J: You are involved in so many aspects of cabaret. You music direct singers and shows, do arrangements, produce CDs, perform and write songs. What do you consider yourself to be, first and foremost?

R: In my heart, I am a songwriter. I sing out of a need to sing my songs. I think that there is always something different that happens when a singer sings his songs, as opposed to when a singer interprets a songwriter. So that's where my singing comes from. I wouldn't expect people to come to hear me sing a Gershwin song. But they may come to hear me sing something I wrote, because I may give it a slant that they'll really be interested in.

J: What are you working on now?

R: I'm producing records for cabaret artists right now. Barbara Fassano and I produced her album, The Girls of Summer, which won the Bistro Award for Outstanding Recording this year. I also recently produced an album for Amy Treitel called Teach Me Tonight, and I'm producing records for Frank Dain, Marc Vincent, and Jeanne MacDonald.

J: Do you direct shows, music direct, or both?

R: I musical direct.

J: I've been curious as to the difference between a director and a music director in terms of their roles in putting together a cabaret show.

R: When I music direct a show, my job is to help the singer arrange the songs so that they will provide the best fit for his or her voice. A director's job is to see the whole picture, because at some point, you get so that you can't really see what they are doing out front. You can kind of feel if they are telling the truth when they are singing, but you need somebody who can see the overall picture.

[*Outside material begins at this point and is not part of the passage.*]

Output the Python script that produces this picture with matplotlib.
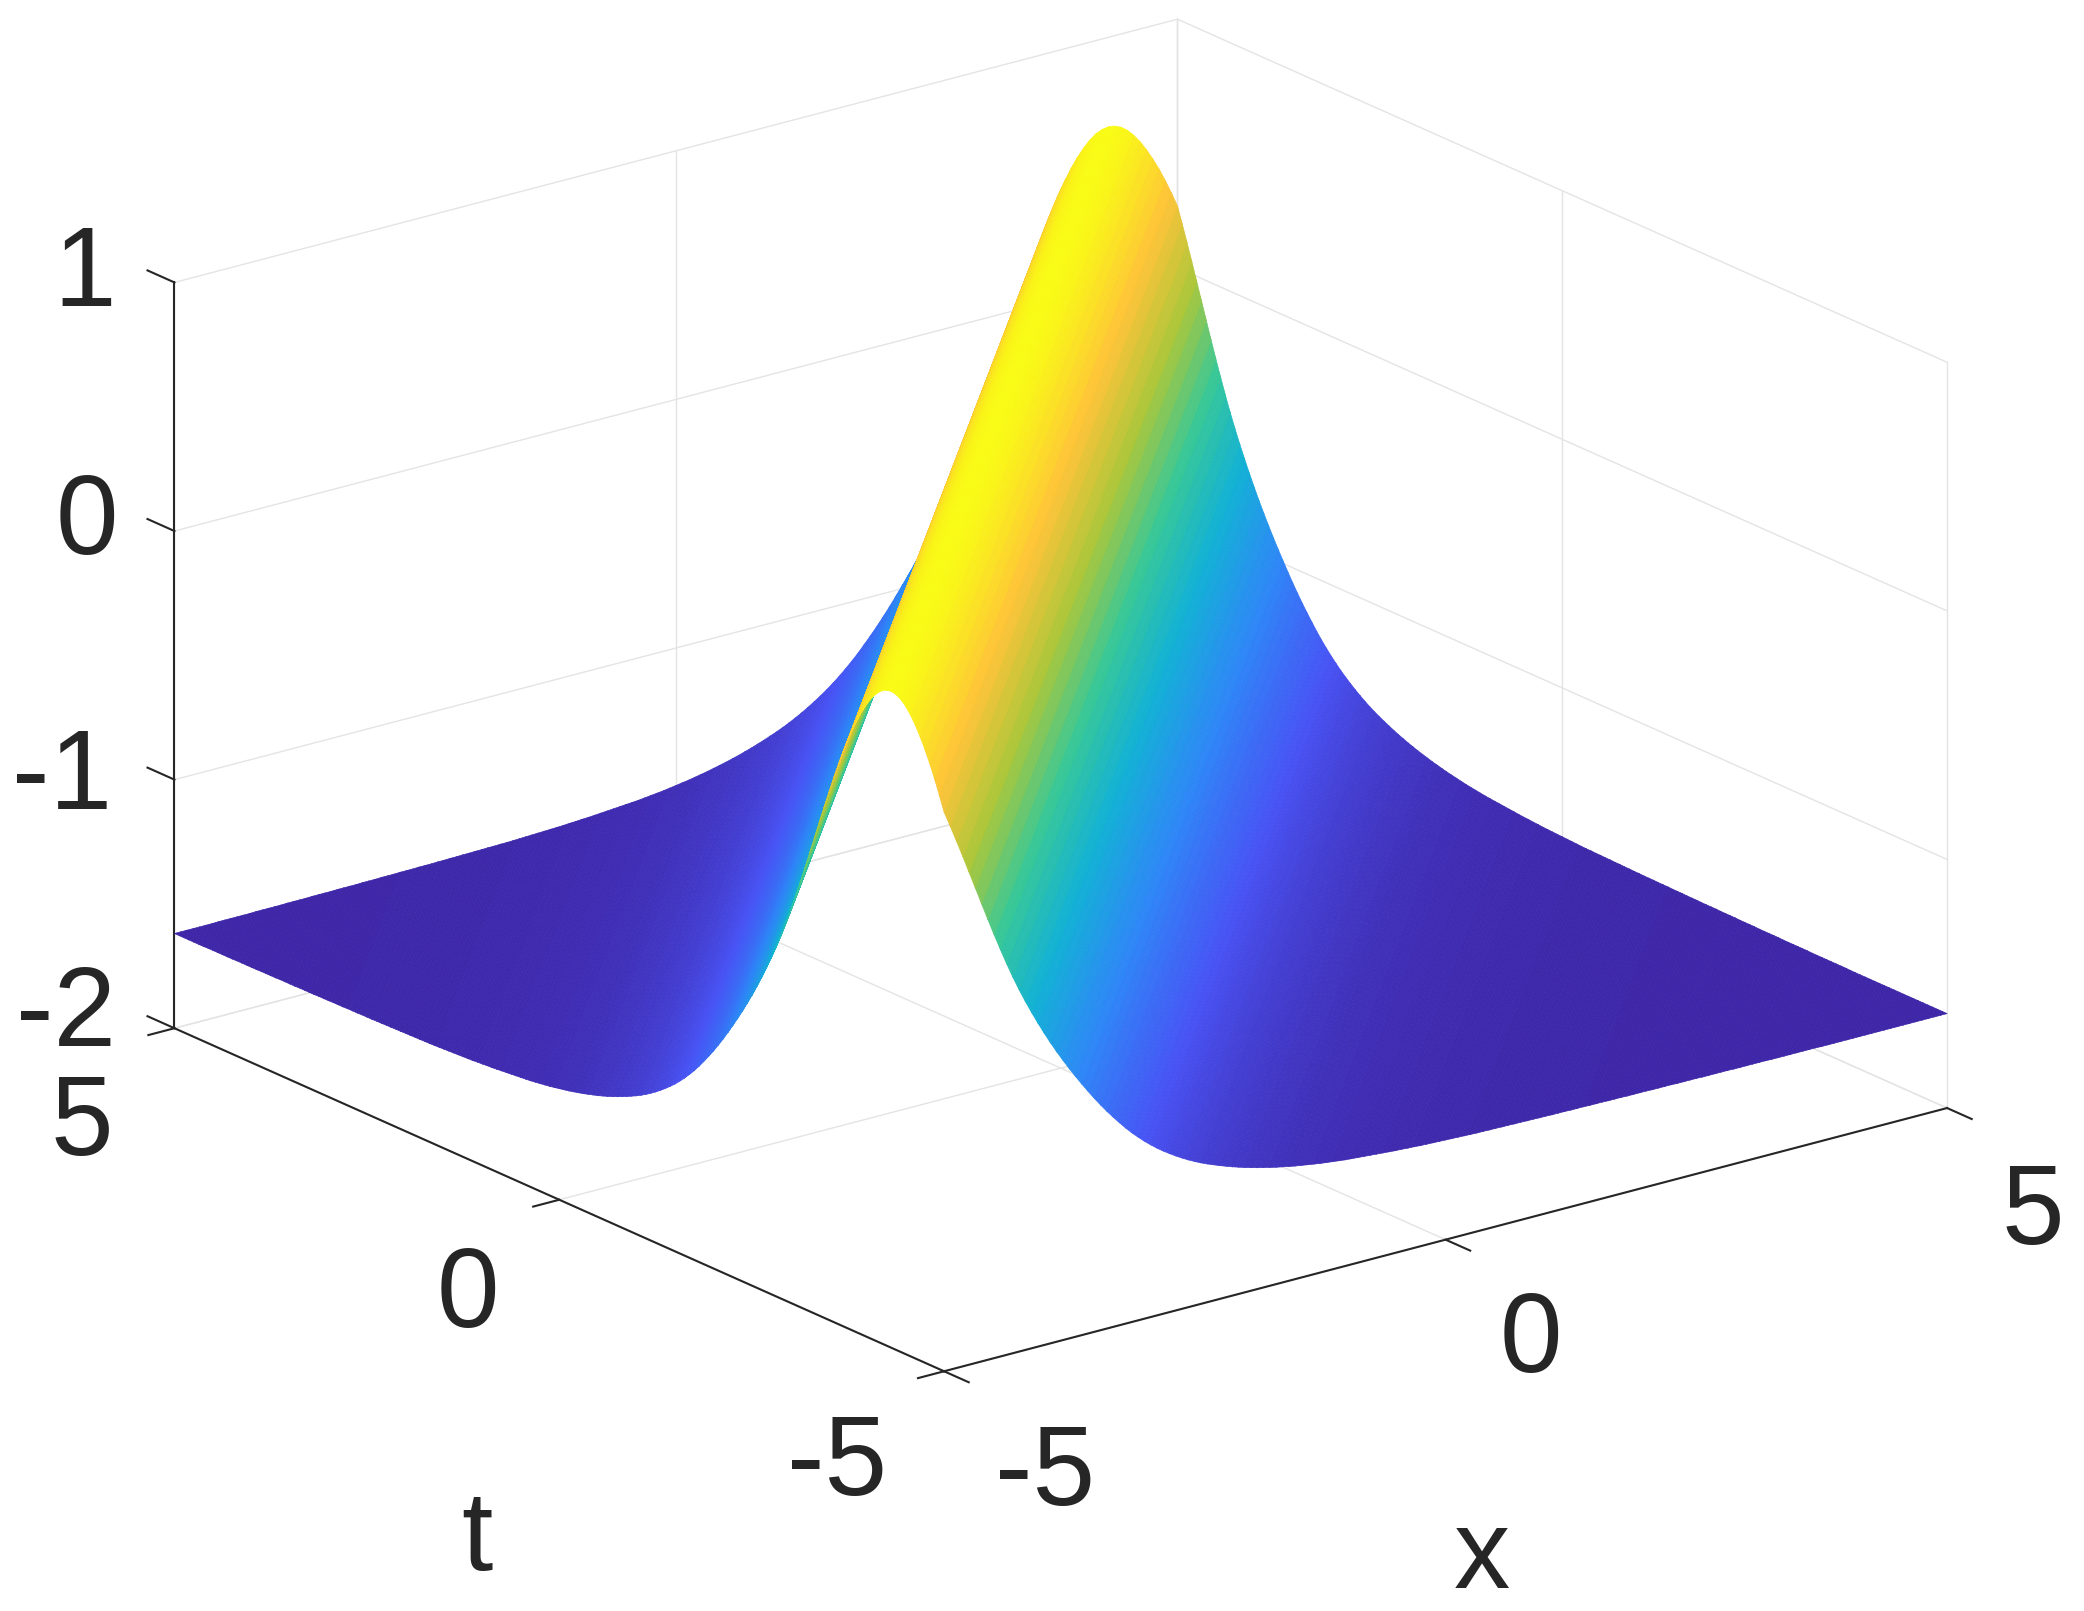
import numpy as np
import matplotlib
matplotlib.use('Agg')
import matplotlib.pyplot as plt
from matplotlib.colors import LinearSegmentedColormap, Normalize
from mpl_toolkits.mplot3d.art3d import Poly3DCollection

plt.rcParams['font.family'] = ['Liberation Sans', 'DejaVu Sans']

# tick values
x_ticks = [-5, 0, 5]
t_ticks = [-5, 0, 5]
z_ticks = [-2, -1, 0, 1]

# grid of the surface
x_grid = np.arange(-80, 81) * 0.0625
t_grid = np.arange(-80, 81) * 0.0625

# height, per 0.0625 step away from the ridge line x - t = -0.6875
ridge_steps = -11
z_profile = [
    0.640, 0.636, 0.625, 0.606, 0.580, 0.548, 0.510, 0.467,
    0.420, 0.367, 0.310, 0.249, 0.185, 0.118, 0.050, -0.020,
    -0.090, -0.160, -0.230, -0.298, -0.364, -0.428, -0.489, -0.546,
    -0.600, -0.651, -0.700, -0.747, -0.792, -0.835, -0.876, -0.916,
    -0.954, -0.991, -1.027, -1.062, -1.095, -1.127, -1.157, -1.186,
    -1.214, -1.240, -1.264, -1.287, -1.308, -1.328, -1.346, -1.363,
    -1.379, -1.394, -1.408, -1.421, -1.433, -1.444, -1.454, -1.464,
    -1.473, -1.482, -1.490, -1.498, -1.505, -1.512, -1.518, -1.524,
    -1.530, -1.535, -1.540, -1.545, -1.549, -1.553, -1.557, -1.561,
    -1.564, -1.567, -1.570, -1.573, -1.575, -1.577, -1.579, -1.581,
    -1.583, -1.585, -1.587, -1.589, -1.590, -1.592, -1.593, -1.595,
    -1.596, -1.597, -1.598, -1.599, -1.600, -1.601, -1.602, -1.603,
    -1.604, -1.604, -1.605, -1.605, -1.606, -1.606, -1.607, -1.607,
    -1.608, -1.608, -1.609, -1.609, -1.610, -1.610, -1.610, -1.611,
    -1.611, -1.611, -1.612, -1.612, -1.612, -1.613, -1.613, -1.613,
    -1.614, -1.614, -1.614, -1.614, -1.615, -1.615, -1.615, -1.615,
    -1.616, -1.616, -1.616, -1.616, -1.617, -1.617, -1.617, -1.617,
    -1.617, -1.618, -1.618, -1.618, -1.618, -1.618, -1.618, -1.619,
    -1.619, -1.619, -1.619, -1.619, -1.619, -1.619, -1.619, -1.620,
    -1.620, -1.620, -1.620, -1.620, -1.620, -1.620, -1.620, -1.620,
    -1.620, -1.620, -1.620, -1.620, -1.620, -1.620, -1.620, -1.620,
    -1.620, -1.620, -1.620, -1.620, -1.620, -1.620, -1.620, -1.620,
]

# parula samples
parula_colors = [
    (0.2422, 0.1504, 0.6603), (0.2810, 0.3228, 0.9579), (0.1786, 0.5289, 0.9682),
    (0.0689, 0.6948, 0.8394), (0.2161, 0.7843, 0.5923), (0.6720, 0.7793, 0.2227),
    (0.9970, 0.7659, 0.2199), (0.9769, 0.9839, 0.0805),
]
parula = LinearSegmentedColormap.from_list('parula', parula_colors, N=256)

W, H = 2084, 1611
S = 1899
left, bottom = 85.6, -59.4

fig = plt.figure(figsize=(W / 100, H / 100), dpi=100, facecolor='white')
ax = fig.add_axes([left / W, bottom / H, S / W, S / H], projection='3d', proj_type='ortho')
ax.set_box_aspect((951, 951, 597))
ax.view_init(elev=20, azim=-127.5)
ax.set_xlim(-5, 5)
ax.set_ylim(-5, 5)
ax.set_zlim(-2, 1)
ax.set_axis_off()
ax.patch.set_alpha(0)

grid_c = '#e4e4e4'
grid_lw = 1.0
for v in x_ticks:
    ax.plot([v, v], [-5, 5], [-2, -2], color=grid_c, lw=grid_lw)
    ax.plot([v, v], [5, 5], [-2, 1], color=grid_c, lw=grid_lw)
for v in t_ticks:
    ax.plot([-5, 5], [v, v], [-2, -2], color=grid_c, lw=grid_lw)
    ax.plot([5, 5], [v, v], [-2, 1], color=grid_c, lw=grid_lw)
for v in z_ticks:
    ax.plot([-5, 5], [5, 5], [v, v], color=grid_c, lw=grid_lw)
    ax.plot([5, 5], [-5, 5], [v, v], color=grid_c, lw=grid_lw)

# axis lines and ticks
axis_c = '#262626'
axis_lw = 1.5
ax.plot([-5, 5], [-5, -5], [-2, -2], color=axis_c, lw=axis_lw)
ax.plot([-5, -5], [-5, 5], [-2, -2], color=axis_c, lw=axis_lw)
ax.plot([-5, -5], [5, 5], [-2, 1], color=axis_c, lw=axis_lw)
for v in x_ticks:
    ax.plot([v, v], [-5, -5.32], [-2, -2], color=axis_c, lw=axis_lw)
for v in t_ticks:
    ax.plot([-5, -5.26], [v, v], [-2, -2], color=axis_c, lw=axis_lw)
for v in z_ticks:
    ax.plot([-5, -5], [5, 5.35], [v, v], color=axis_c, lw=axis_lw)

# surface, height depends only on the distance to the ridge
# each cell is cut along the ridge direction so colour bands stay parallel to it
n = len(x_grid)
verts = []
mean_z = []
for i in range(n - 1):
    for j in range(n - 1):
        corners = [(i, j), (i + 1, j), (i + 1, j + 1)], [(i, j), (i, j + 1), (i + 1, j + 1)]
        for tri in corners:
            pts = [(x_grid[a], t_grid[b], z_profile[abs(a - b - ridge_steps)]) for a, b in tri]
            verts.append(pts)
            mean_z.append((pts[0][2] + pts[1][2] + pts[2][2]) / 3)
colors = parula(Normalize(min(z_profile), max(z_profile))(np.array(mean_z)))
surf = Poly3DCollection(verts, facecolors=colors, edgecolors=colors, linewidths=0.5)
ax.add_collection3d(surf)


def put_text(px, py, s):
    # px is the centre and py the baseline, in picture pixels from the top left
    fig.text(px / W, 1 - py / H, s, fontsize=81, color='#262626', ha='center', va='baseline')


put_text(85, 306, '1')
put_text(87, 554, '0')
put_text(62, 809, '-1')
put_text(66, 1046, '-2')
put_text(82, 1155, '5')
put_text(468, 1327, '0')
put_text(837, 1495, '-5')
put_text(1045, 1505, '-5')
put_text(1531, 1372, '0')
put_text(2033, 1244, '5')
put_text(477, 1570, 't')
put_text(1482, 1588, 'x')

fig.savefig('out.png', dpi=100)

J: So you're more involved in arrangements, making sure that the songs are in the right key and working with the singer as a 'singer.'

R: Yeah. And making sure that they stay in an honest place that's going to read right to the audience.

J: But the overall sculpting of the evening would be the director's job?

R: Well, it depends on what the show is about. Sometimes the shows are just about the music and a music director is enough. Sometimes shows are more thematic, so the development of the show has a lot more to do with what a director is going to bring to it. But I always feel that if the show isn't right musically, then they have missed the point to begin with. They have to start with that or there ain't much for a director to look at.

A director can do lots of really basic things, like tell you if it feels right that you are standing for a song, or if you should sit, or comment on what are you doing with your hands. Or say "I don't like all that talking before a song; I think the song speaks for itself." Or "I don't think those three ballads work in a row because you're putting me to sleep." Just stuff that your piano player can't help you with because he or she is too busy playing to notice.

In the old days, quite frankly, nobody had directors. Directors became a trend, maybe a necessary trend, that came into itself in the mid 80s. Before that, people just used a buddy, because everybody was in show business. Nancy used to have her friend Bruce Hopkins direct her; he was somebody whose opinion she really trusted. And I think that's the point; it needs to be somebody that you really trust and somebody that you are going to listen to. Because you can't listen to everybody; you have to decide who you are going to listen to.